Reproduce the listing below exactly, minus its pictures.
--- MATERIAL ---
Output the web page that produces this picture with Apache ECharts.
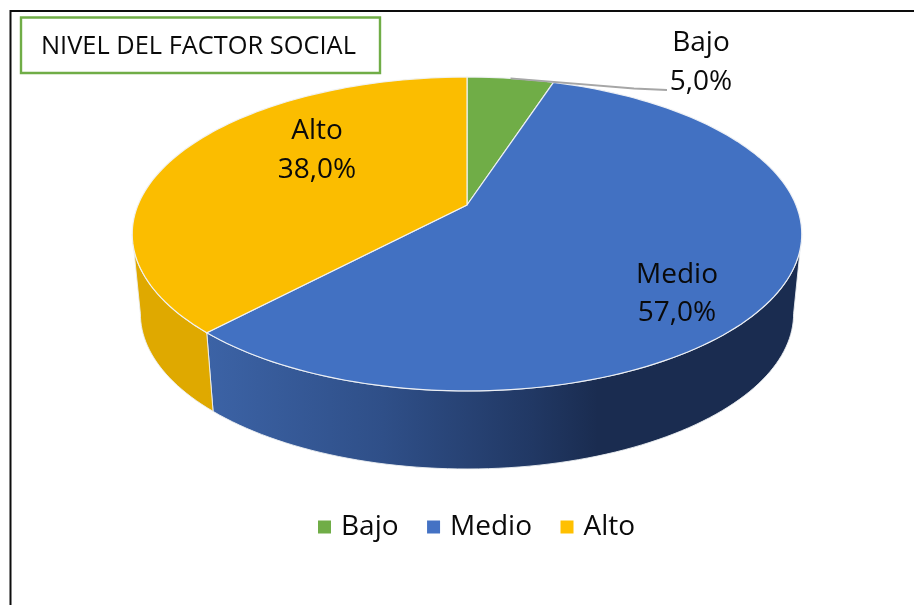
<!DOCTYPE html>
<html><head><meta charset="utf-8">
<style>html,body{margin:0;padding:0;background:#fff}#c{width:914px;height:605px}</style>
<script src="https://cdn.jsdelivr.net/npm/echarts@6/dist/echarts.min.js"></script>
</head><body><div id="c"></div>
<script>
const categories = ['Bajo', 'Medio', 'Alto'];
const values = [5.0, 57.0, 38.0];
const colors = ['#70AD47', '#4472C4', '#FFC000'];
const chartTitle = 'NIVEL DEL FACTOR SOCIAL';

const FONT = '"Open Sans", sans-serif';
const TEXT = '#0a0a0a';
const top3d = {cx: 467, cy: 205, a: 329, b: 151.6, k: 0.1847};
const bot3d = {cx: 467, cy: 285, a: 321, b: 150, k: 0.1847};
const faceFill = ['#70AD47', '#4271C2', '#FBBD00'];
const sideFill = [
  [[0, '#5a8a3a'], [1, '#3a5a26']],
  [[0, '#3c63a6'], [0.3, '#2f4f88'], [0.55, '#213864'], [0.66, '#1a2c50'], [1, '#1a2c50']],
  [[0, '#dfa900'], [1, '#c99700']]
];
const labelBox = [[701, 62.5], [677, 294], [317, 150.5]];

function proj(p, deg, r) {
  const t = deg * Math.PI / 180, w = 1 + p.k * r * Math.cos(t);
  return [p.cx + p.a * r * Math.sin(t) / w, p.cy - p.b * r * Math.cos(t) / w];
}
function rim(p, from, to) {
  const out = [], n = Math.max(2, Math.ceil((to - from) / 1.5));
  for (let i = 0; i <= n; i++) out.push(proj(p, from + (to - from) * i / n, 1));
  return out;
}
const total = values.reduce((s, v) => s + v, 0);
const frontStart = Math.acos(-top3d.k) * 180 / Math.PI;
const frontEnd = 360 - frontStart;
function range(idx) {
  let s = 0;
  for (let i = 0; i < idx; i++) s += values[i];
  return [s / total * 360, (s + values[idx]) / total * 360];
}
function renderSlice(idx) {
  return function (params, api) {
    const [a0, a1] = range(idx);
    const topEdge = rim(top3d, a0, a1);
    const mid = (a0 + a1) / 2;
    const children = [];
    const s0 = Math.max(a0, frontStart), s1 = Math.min(a1, frontEnd);
    if (s1 > s0) {
      children.push({
        type: 'polygon', z2: 1 + (idx === 2 ? 1 : 0),
        shape: {points: rim(top3d, s0, s1).concat(rim(bot3d, s0, s1).reverse())},
        style: {
          fill: new echarts.graphic.LinearGradient(205, 0, 800, 0,
            sideFill[idx].map(s => ({offset: s[0], color: s[1]})), true),
          stroke: 'rgba(235,238,242,0.9)', lineWidth: 1
        }
      });
    }
    children.push({
      type: 'polygon', z2: 10,
      shape: {points: [[top3d.cx, top3d.cy]].concat(topEdge)},
      style: {fill: faceFill[idx], stroke: 'rgba(240,242,245,0.95)', lineWidth: 1.2}
    }, {
      type: 'text', z2: 30,
      style: {
        x: labelBox[idx][0], y: labelBox[idx][1],
        text: categories[idx] + '\n' + values[idx].toFixed(1).replace('.', ',') + '%',
        font: '28px ' + FONT, lineHeight: 38.5, fill: TEXT,
        align: 'center', verticalAlign: 'middle'
      }
    });
    if (idx === 0) {
      children.push({
        type: 'polyline', z2: 20,
        shape: {points: [proj(top3d, mid, 1), [634, 88.5], [667, 90]]},
        style: {fill: null, stroke: '#a6a6a6', lineWidth: 1.8}
      });
    }
    return {type: 'group', children};
  };
}
const chart = echarts.init(document.getElementById('c'), null, {renderer: 'canvas'});
chart.setOption({
  animation: false,
  backgroundColor: '#ffffff',
  title: {
    text: chartTitle, left: 36, top: 29,
    textStyle: {fontFamily: FONT, fontSize: 25.4, fontWeight: 'normal', color: TEXT}
  },
  legend: {
    data: categories, left: 313, top: 508, icon: 'rect',
    itemWidth: 13, itemHeight: 13, itemGap: 28.5,
    textStyle: {fontFamily: FONT, fontSize: 28, color: TEXT, padding: [0, 0, 0, 5]}
  },
  graphic: [
    {type: 'polyline', silent: true, shape: {points: [[10.5, 605], [10.5, 11], [914, 11]]},
     style: {fill: null, stroke: '#0d0d0d', lineWidth: 2}},
    {type: 'rect', silent: true, shape: {x: 21, y: 17.5, width: 359, height: 55.5},
     style: {fill: null, stroke: '#70AD47', lineWidth: 2.4}}
  ],
  series: categories.map((name, i) => ({
    type: 'custom', name, coordinateSystem: 'none', silent: true,
    itemStyle: {color: colors[i]},
    data: [values[i]],
    renderItem: renderSlice(i)
  }))
});
</script></body></html>
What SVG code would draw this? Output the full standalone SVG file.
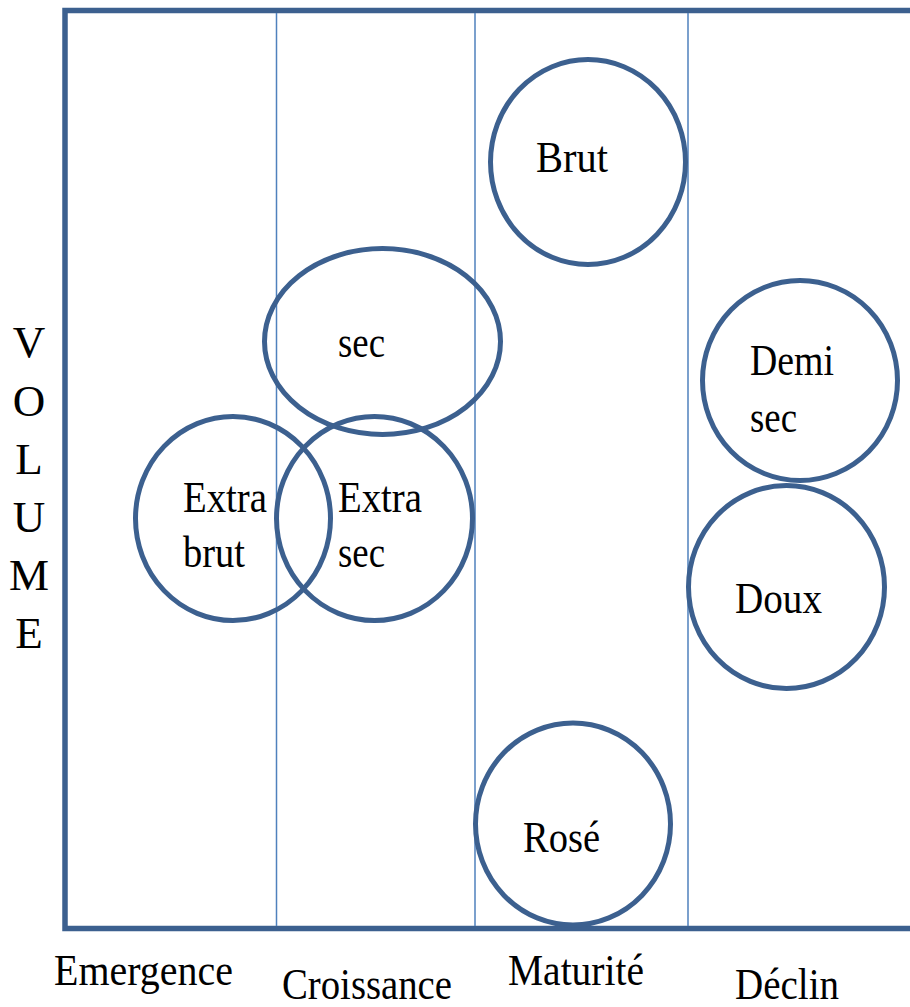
---
- _RESULT OF THIS EXERCISE_
Output the web page that produces this picture with Apache ECharts.
<!DOCTYPE html>
<html><head><meta charset="utf-8">
<style>html,body{margin:0;padding:0;background:#fff}#c{width:914px;height:605px}</style>
<script src="https://cdn.jsdelivr.net/npm/echarts@6/dist/echarts.min.js"></script>
</head><body><div id="c"></div>
<script>
const categories = ['Bajo', 'Medio', 'Alto'];
const values = [5.0, 57.0, 38.0];
const colors = ['#70AD47', '#4472C4', '#FFC000'];
const chartTitle = 'NIVEL DEL FACTOR SOCIAL';

const FONT = '"Open Sans", sans-serif';
const TEXT = '#0a0a0a';
const top3d = {cx: 467, cy: 205, a: 329, b: 151.6, k: 0.1847};
const bot3d = {cx: 467, cy: 285, a: 321, b: 150, k: 0.1847};
const faceFill = ['#70AD47', '#4271C2', '#FBBD00'];
const sideFill = [
  [[0, '#5a8a3a'], [1, '#3a5a26']],
  [[0, '#3c63a6'], [0.3, '#2f4f88'], [0.55, '#213864'], [0.66, '#1a2c50'], [1, '#1a2c50']],
  [[0, '#dfa900'], [1, '#c99700']]
];
const labelBox = [[701, 62.5], [677, 294], [317, 150.5]];

function proj(p, deg, r) {
  const t = deg * Math.PI / 180, w = 1 + p.k * r * Math.cos(t);
  return [p.cx + p.a * r * Math.sin(t) / w, p.cy - p.b * r * Math.cos(t) / w];
}
function rim(p, from, to) {
  const out = [], n = Math.max(2, Math.ceil((to - from) / 1.5));
  for (let i = 0; i <= n; i++) out.push(proj(p, from + (to - from) * i / n, 1));
  return out;
}
const total = values.reduce((s, v) => s + v, 0);
const frontStart = Math.acos(-top3d.k) * 180 / Math.PI;
const frontEnd = 360 - frontStart;
function range(idx) {
  let s = 0;
  for (let i = 0; i < idx; i++) s += values[i];
  return [s / total * 360, (s + values[idx]) / total * 360];
}
function renderSlice(idx) {
  return function (params, api) {
    const [a0, a1] = range(idx);
    const topEdge = rim(top3d, a0, a1);
    const mid = (a0 + a1) / 2;
    const children = [];
    const s0 = Math.max(a0, frontStart), s1 = Math.min(a1, frontEnd);
    if (s1 > s0) {
      children.push({
        type: 'polygon', z2: 1 + (idx === 2 ? 1 : 0),
        shape: {points: rim(top3d, s0, s1).concat(rim(bot3d, s0, s1).reverse())},
        style: {
          fill: new echarts.graphic.LinearGradient(205, 0, 800, 0,
            sideFill[idx].map(s => ({offset: s[0], color: s[1]})), true),
          stroke: 'rgba(235,238,242,0.9)', lineWidth: 1
        }
      });
    }
    children.push({
      type: 'polygon', z2: 10,
      shape: {points: [[top3d.cx, top3d.cy]].concat(topEdge)},
      style: {fill: faceFill[idx], stroke: 'rgba(240,242,245,0.95)', lineWidth: 1.2}
    }, {
      type: 'text', z2: 30,
      style: {
        x: labelBox[idx][0], y: labelBox[idx][1],
        text: categories[idx] + '\n' + values[idx].toFixed(1).replace('.', ',') + '%',
        font: '28px ' + FONT, lineHeight: 38.5, fill: TEXT,
        align: 'center', verticalAlign: 'middle'
      }
    });
    if (idx === 0) {
      children.push({
        type: 'polyline', z2: 20,
        shape: {points: [proj(top3d, mid, 1), [634, 88.5], [667, 90]]},
        style: {fill: null, stroke: '#a6a6a6', lineWidth: 1.8}
      });
    }
    return {type: 'group', children};
  };
}
const chart = echarts.init(document.getElementById('c'), null, {renderer: 'canvas'});
chart.setOption({
  animation: false,
  backgroundColor: '#ffffff',
  title: {
    text: chartTitle, left: 36, top: 29,
    textStyle: {fontFamily: FONT, fontSize: 25.4, fontWeight: 'normal', color: TEXT}
  },
  legend: {
    data: categories, left: 313, top: 508, icon: 'rect',
    itemWidth: 13, itemHeight: 13, itemGap: 28.5,
    textStyle: {fontFamily: FONT, fontSize: 28, color: TEXT, padding: [0, 0, 0, 5]}
  },
  graphic: [
    {type: 'polyline', silent: true, shape: {points: [[10.5, 605], [10.5, 11], [914, 11]]},
     style: {fill: null, stroke: '#0d0d0d', lineWidth: 2}},
    {type: 'rect', silent: true, shape: {x: 21, y: 17.5, width: 359, height: 55.5},
     style: {fill: null, stroke: '#70AD47', lineWidth: 2.4}}
  ],
  series: categories.map((name, i) => ({
    type: 'custom', name, coordinateSystem: 'none', silent: true,
    itemStyle: {color: colors[i]},
    data: [values[i]],
    renderItem: renderSlice(i)
  }))
});
</script></body></html>
What SVG code would draw this? Output the full standalone SVG file.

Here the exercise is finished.